A 70% failure rate is a daunting statistic, but it is not a destiny. By following this framework, you can ensure your technology initiatives deliver the value they promised.

Frequently Asked Questions

Why do up to 70% of technology-driven strategic initiatives fail?
Most digital transformations fail not due to technical glitches, but because of a lack of strategic alignment. Organizations often fall into the trap of focusing on the technology installation itself rather than tying the project to clear, quantifiable business outcomes and robust change management.

What is the risk of starting a strategic initiative by choosing the technology first?
When you start with the technology, you are finding a problem to fit a solution. This activity-driven approach leads to low adoption rates, wasted capital, and systems that do not actually solve core operational inefficiencies or drive corporate growth.
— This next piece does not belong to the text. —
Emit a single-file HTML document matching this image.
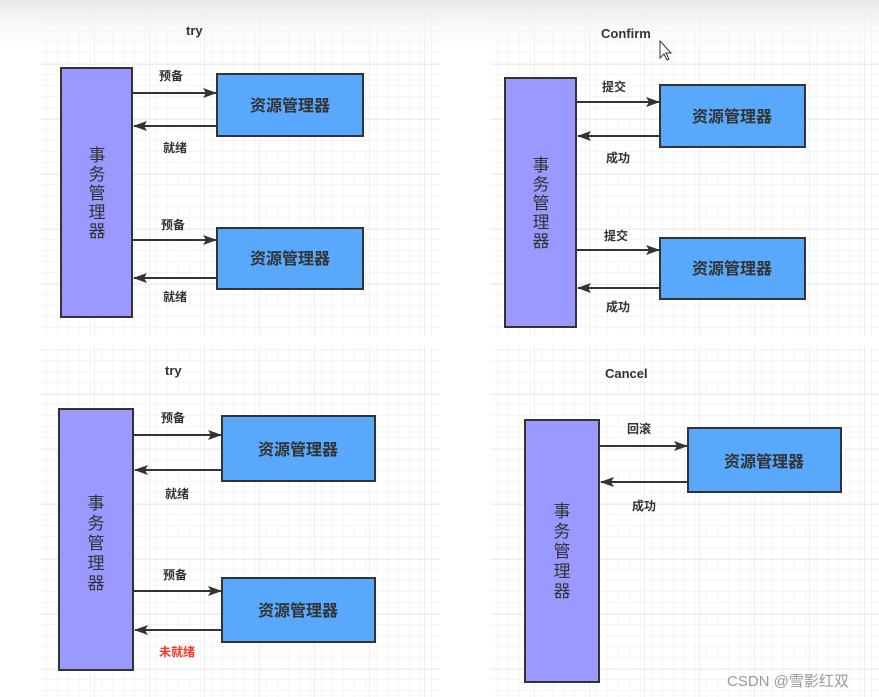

How does a phased, agile roadmap prevent project failure?
A phased roadmap breaks massive, multi-year initiatives into manageable 90-day sprints. This allows the organization to deliver a minimum viable product (MVP) quickly, secure early wins to maintain momentum, and pivot fluidly when real-world feedback or market conditions change.

Why is active executive sponsorship critical for technology adoption?
Executive sponsors do more than just sign checks. They provide the cross-functional authority needed to break down departmental silos, resolve resource conflicts, and visibly champion the culture shift required for long-term digital adaptability.

How should an organization measure the ROI of a new technology initiative?
Success should be measured using specific, outcome-based Key Performance Indicators (KPIs) established during the pre-execution phase. Instead of tracking project milestones (like “system deployed”), track business metrics such as reduced customer churn, faster sales cycles, or decreased operational costs.